I was always worried that my husband never had an outlet to vent his frustrations or sadness during our struggle with infertility. I can count on one hand the times he fully opened up to me about his grief. They were extremely painful for him to experience and so I could see how he kept his feelings bottled up inside and tossed way in the back of a closet. But still, I always wished he would at least write it down like I did on my beloved outlet, The Cobbled Road, to draw the poison from the body onto paper or screen. Occasionally, I'd have him read my words and he would feel regret for never being able to fully express his feelings, but nothing ever came of it.
This Thanksgiving, he finally wrote something and actually shared it with our families after dinner. It was so therapeudic for him to get a few thoughts down on paper and it was so well written that I asked him if he minded sharing his beautiful words on The Shaded Acorn.
From Ryan, November 22, 2012:
I do not have an outlet like a blog nor have I had any baby showers to say thank you to family and friends (thank God), but I would like to get a couple things off my chest about the last few years.

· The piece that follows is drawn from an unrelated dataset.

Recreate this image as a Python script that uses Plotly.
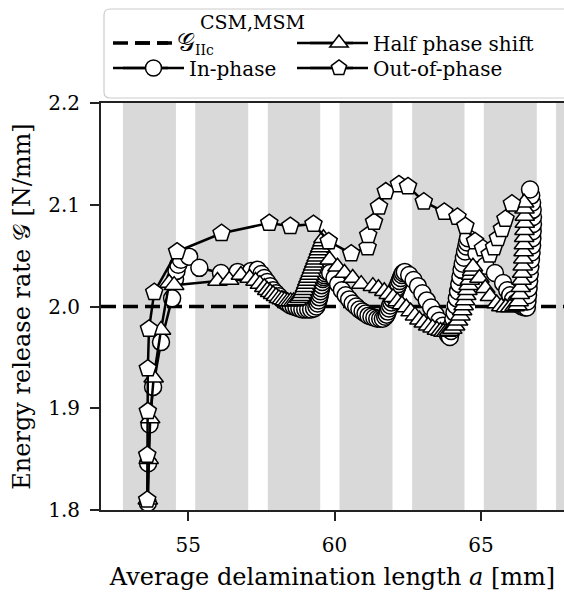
import plotly.graph_objects as go

# Average delamination length a [mm] and energy release rate G [N/mm]
in_phase_a = [
    53.62, 53.63, 53.68, 53.80, 54.07, 54.45, 54.55, 54.60, 54.66, 54.75,
    55.03, 55.38, 56.12, 56.69, 57.15, 57.37,
    57.50, 57.60, 57.70, 57.80, 57.90, 58.00, 58.10, 58.20, 58.30, 58.40,
    58.50, 58.60, 58.70, 58.80, 58.90, 59.00, 59.10, 59.20, 59.30, 59.38,
    59.42, 59.45, 59.48, 59.50, 59.52, 59.54, 59.56, 59.58, 59.60, 59.62,
    59.64, 59.67, 59.72,
    59.85, 60.00, 60.12, 60.25, 60.38, 60.50, 60.62, 60.74, 60.85, 60.96,
    61.06, 61.16, 61.26, 61.36, 61.46, 61.56, 61.65, 61.73,
    61.78, 61.82, 61.86, 61.90, 61.94, 61.98, 62.02, 62.06, 62.10, 62.14,
    62.18, 62.22, 62.26, 62.30, 62.34, 62.40,
    62.55, 62.70, 62.85, 63.00, 63.15, 63.30, 63.45, 63.58, 63.70, 63.80,
    63.88, 63.94,
    63.98, 64.02, 64.06, 64.10, 64.14, 64.18, 64.22, 64.26, 64.30, 64.34,
    64.38, 64.42, 64.46, 64.50, 64.53, 64.56,
    64.85, 65.15, 65.48, 65.76, 65.90, 66.00, 66.10, 66.20, 66.30, 66.40,
    66.50, 66.57,
    66.59, 66.61, 66.63, 66.65, 66.67, 66.69, 66.71, 66.73, 66.75, 66.76,
    66.77, 66.78, 66.78, 66.77, 66.75, 66.72, 66.68,
]
in_phase_g = [
    1.807, 1.846, 1.884, 1.921, 1.965, 2.008, 2.027, 2.035, 2.041, 2.046,
    2.049, 2.038, 2.033, 2.034, 2.035, 2.036,
    2.032, 2.028, 2.024, 2.020, 2.016, 2.013, 2.010, 2.007, 2.005, 2.003,
    2.001, 2.000, 1.999, 1.998, 1.997, 1.997, 1.997, 1.997, 1.998, 2.000,
    2.003, 2.006, 2.009, 2.012, 2.015, 2.018, 2.021, 2.024, 2.027, 2.029,
    2.031, 2.033, 2.035,
    2.033, 2.028, 2.022, 2.016, 2.011, 2.007, 2.003, 2.000, 1.997, 1.995,
    1.993, 1.991, 1.990, 1.989, 1.988, 1.988, 1.988, 1.990,
    1.992, 1.995, 1.998, 2.001, 2.004, 2.007, 2.010, 2.013, 2.016, 2.019,
    2.022, 2.025, 2.028, 2.031, 2.033, 2.034,
    2.031, 2.026, 2.020, 2.013, 2.006, 1.999, 1.992, 1.986, 1.981, 1.976,
    1.972, 1.970,
    1.976, 1.982, 1.988, 1.994, 2.001, 2.008, 2.015, 2.022, 2.029, 2.036,
    2.042, 2.048, 2.054, 2.059, 2.063, 2.067,
    2.052, 2.040, 2.033, 2.023, 2.016, 2.011, 2.007, 2.004, 2.002, 2.000,
    1.999, 1.999,
    2.005, 2.011, 2.018, 2.025, 2.032, 2.039, 2.046, 2.053, 2.060, 2.067,
    2.074, 2.081, 2.088, 2.095, 2.102, 2.109, 2.115,
]

half_shift_a = [
    53.62, 53.65, 53.70, 53.82, 54.07, 54.35, 54.52,
    56.00, 56.40, 56.80, 57.10, 57.30, 57.45, 57.60, 57.70, 57.80, 57.90,
    58.00, 58.10, 58.20, 58.30, 58.40, 58.50, 58.60, 58.70, 58.80, 58.86,
    58.91, 58.95, 58.99, 59.03, 59.07, 59.11, 59.15, 59.19, 59.23, 59.27,
    59.31, 59.35, 59.39, 59.43, 59.47, 59.51, 59.55, 59.59, 59.62,
    59.83, 60.10, 60.34, 60.62, 60.91, 61.31, 61.50, 61.70, 61.85, 62.00,
    62.15, 62.30, 62.45, 62.60, 62.75, 62.90, 63.05, 63.20, 63.35, 63.50,
    63.62, 63.72, 63.82, 63.92, 64.02, 64.12, 64.22,
    64.30, 64.36, 64.41, 64.46, 64.50, 64.54, 64.58, 64.62, 64.66, 64.70,
    64.73,
    64.95, 65.15, 65.31, 65.54, 65.70, 65.85, 66.00, 66.15, 66.25,
    66.29, 66.33, 66.36, 66.39, 66.41, 66.43, 66.45, 66.46, 66.47, 66.48,
    66.49, 66.50, 66.50, 66.49, 66.48,
]
half_shift_g = [
    1.810, 1.850, 1.890, 1.930, 1.977, 2.023, 2.021,
    2.025, 2.026, 2.031, 2.028, 2.025, 2.022, 2.019, 2.016, 2.014, 2.012,
    2.010, 2.008, 2.007, 2.006, 2.005, 2.005, 2.005, 2.006, 2.008, 2.010,
    2.013, 2.016, 2.019, 2.022, 2.025, 2.028, 2.031, 2.034, 2.037, 2.040,
    2.043, 2.046, 2.049, 2.052, 2.055, 2.058, 2.061, 2.064, 2.067,
    2.046, 2.039, 2.033, 2.028, 2.022, 2.020, 2.018, 2.015, 2.012, 2.009,
    2.005, 2.002, 1.999, 1.995, 1.991, 1.987, 1.984, 1.981, 1.979, 1.977,
    1.976, 1.975, 1.975, 1.976, 1.978, 1.981, 1.986,
    1.991, 1.996, 2.001, 2.006, 2.011, 2.016, 2.021, 2.026, 2.031, 2.035,
    2.039,
    2.028, 2.018, 2.010, 2.003, 2.000, 1.999, 1.999, 2.000, 2.001,
    2.005, 2.012, 2.019, 2.026, 2.033, 2.040, 2.047, 2.054, 2.061, 2.068,
    2.075, 2.082, 2.089, 2.096, 2.102,
]

out_phase_a = [
    53.60, 53.60, 53.62, 53.62, 53.66, 53.84, 54.62, 56.14, 57.77, 58.49,
    59.28, 59.80, 60.57, 61.13, 61.15, 61.35, 61.52, 61.75, 62.20, 62.51,
    63.05, 63.75, 64.20, 64.47, 64.80, 65.07, 65.30, 65.45, 65.58, 65.72,
    65.84, 66.06,
]
out_phase_g = [
    1.810, 1.854, 1.897, 1.939, 1.978, 2.014, 2.054, 2.072, 2.082, 2.079,
    2.081, 2.064, 2.052, 2.058, 2.070, 2.083, 2.098, 2.113, 2.120, 2.118,
    2.103, 2.093, 2.088, 2.079, 2.064, 2.057, 2.051, 2.058, 2.067, 2.076,
    2.086, 2.101,
]

# Critical mode II energy release rate
g_iic = 2.0

# Shaded segments along the delamination path [mm]
band_lo = [52.77, 55.24, 57.72, 60.17, 62.65, 65.10, 67.57]
band_hi = [54.58, 57.05, 59.51, 61.98, 64.44, 66.91, 69.40]

x_range = [52.02, 67.84]
y_range = [1.8, 2.2]
x_ticks = [55, 60, 65]
y_ticks = [1.8, 1.9, 2.0, 2.1, 2.2]

FONT = "DejaVu Serif"
FS = 20

# Pixel helpers for paper coordinates of the 564x592 canvas
W, H = 463.0, 407.0
def px(x):
    return (x - 101) / W
def py(y):
    return (510 - y) / H

fig = go.Figure()

fig.add_trace(go.Scatter(
    x=x_range, y=[g_iic, g_iic], mode="lines",
    line=dict(color="black", width=3.5, dash="15px,7px"),
    name="<span style='font-size:25px'>𝒢</span><sub>IIc</sub>",
    legend="legend", hoverinfo="skip",
))

marker_line = dict(color="black", width=1.5)
series = [
    (in_phase_a, in_phase_g, "circle", 17, "In-phase", "legend3"),
    (half_shift_a, half_shift_g, "triangle-up", 17, "Half phase shift", "legend2"),
    (out_phase_a, out_phase_g, "pentagon", 18, "Out-of-phase", "legend4"),
]
for xs, ys, sym, size, name, leg in series:
    fig.add_trace(go.Scatter(
        x=xs, y=ys, mode="lines+markers", name=name, legend=leg,
        line=dict(color="black", width=2.5),
        marker=dict(symbol=sym, size=size, color="white", line=marker_line),
    ))

shapes = []
for lo, hi in zip(band_lo, band_hi):
    shapes.append(dict(
        type="rect", xref="x", yref="paper", x0=lo, x1=hi, y0=0, y1=1,
        fillcolor="#d9d9d9", line=dict(width=0), layer="below",
    ))

# Legend frame with rounded corners
x0, x1, y0, y1, r = 104, 575, 9, 98, 6
path = (
    f"M {px(x0 + r)},{py(y0)} L {px(x1 - r)},{py(y0)} "
    f"Q {px(x1)},{py(y0)} {px(x1)},{py(y0 + r)} L {px(x1)},{py(y1 - r)} "
    f"Q {px(x1)},{py(y1)} {px(x1 - r)},{py(y1)} L {px(x0 + r)},{py(y1)} "
    f"Q {px(x0)},{py(y1)} {px(x0)},{py(y1 - r)} L {px(x0)},{py(y0 + r)} "
    f"Q {px(x0)},{py(y0)} {px(x0 + r)},{py(y0)} Z"
)
shapes.append(dict(
    type="path", xref="paper", yref="paper", path=path,
    fillcolor="white", line=dict(color="#cccccc", width=1.2), layer="below",
))

# Longer legend handles behind the legend markers
ROW1, ROW2 = 43, 68
handles = [
    (113, 168, ROW1, "15px,7px", 3.5),
    (113, 168, ROW2, "solid", 2.5),
    (297, 353, ROW1, "solid", 2.5),
    (297, 353, ROW2, "solid", 2.5),
]
for hx0, hx1, hy, dash, lw in handles:
    shapes.append(dict(
        type="line", xref="paper", yref="paper",
        x0=px(hx0), x1=px(hx1), y0=py(hy), y1=py(hy),
        line=dict(color="black", width=lw, dash=dash), layer="below",
    ))

def legend_box(xpx, ypx, itemwidth):
    return dict(
        orientation="v", x=px(xpx), xanchor="left", y=py(ypx), yanchor="middle",
        bgcolor="rgba(0,0,0,0)", borderwidth=0, itemwidth=itemwidth,
        font=dict(family=FONT, size=FS, color="black"),
    )

axis_common = dict(
    showgrid=False, zeroline=False, showline=True, linecolor="#222222",
    linewidth=2, ticks="outside", ticklen=9, tickwidth=2, tickcolor="#222222",
    tickfont=dict(family=FONT, size=FS, color="black"), automargin=False,
)

fig.update_layout(
    template="none",
    width=564, height=592,
    margin=dict(l=101, r=0, t=103, b=82, autoexpand=False),
    paper_bgcolor="white", plot_bgcolor="white",
    font=dict(family=FONT, size=FS, color="black"),
    shapes=shapes,
    showlegend=True,
    legend=legend_box(130, ROW1, 37),
    legend2=legend_box(305, ROW1, 58),
    legend3=legend_box(118, ROW2, 61),
    legend4=legend_box(305, ROW2, 58),
    annotations=[dict(
        text="CSM,MSM", xref="paper", yref="paper", x=px(198), y=py(22),
        xanchor="left", yanchor="middle", showarrow=False,
        font=dict(family=FONT, size=19, color="black"),
    )],
    xaxis=dict(
        range=x_range, tickvals=x_ticks, mirror=True,
        title=dict(text="Average delamination length <i>a</i> [mm]", standoff=12),
        ticklabelstandoff=7, **axis_common,
    ),
    yaxis=dict(
        range=y_range, tickvals=y_ticks, tickformat=".1f",
        title=dict(text="Energy release rate 𝒢 [N/mm]", standoff=11),
        ticklabelstandoff=6, **axis_common,
    ),
)

fig.write_html("out.html")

There is a cliche that it is better to have loved and lost than not to have loved at all. If I had to summarize all of the heartache and failure in a few words it would be to say that I was fearful that I would never get a chance to love a child with my wife. It has always been a given that I am the luckiest person on the planet to have found Kensley. I always knew I was fortunate to have the kind of relationship we have, but everything had been so easy for us that I really struggled to deal with our infertility. From my surgeries to her surgeries to my injections to her injections, and all of the failures in between, I know that the worst of everything is behind us. Looking back now, I would not trade that experience for anything because it has set me free to be fearless as I try to inspire Nina to be the type of person she wants to become (and it better fit with my expectations or we are going to have issues).
I have not felt thankful for much of anything over the last three Thanksgivings, but today I want to thank anyone in here who threw up a prayer for us as we went through this journey. I am grateful for your support to gain God’s blessing so I can have my chance to love a child with my wife. Amen.
I am so thankful for Ryan, for his tender heart, and love for this little girl we are about to bring into this world. I am proud to call him my partner in life. These last 15 years with him has been a crazy journey down a cobbled road, filled with beautiful scenery and unexpected roadblocks, stormy nights and and sun-kissed days. I will not say it has been a perfect journey, far from it actually. But perhaps its those imperfections, those unexpected roadblocks that are the "ties that bind, though they are barbed and spined, hold us close forever" (Joanna Newsom). And the love and respect we've found in the depths of Hell has strengthened us to a titanium bond that I can only hope will grow mightier with time.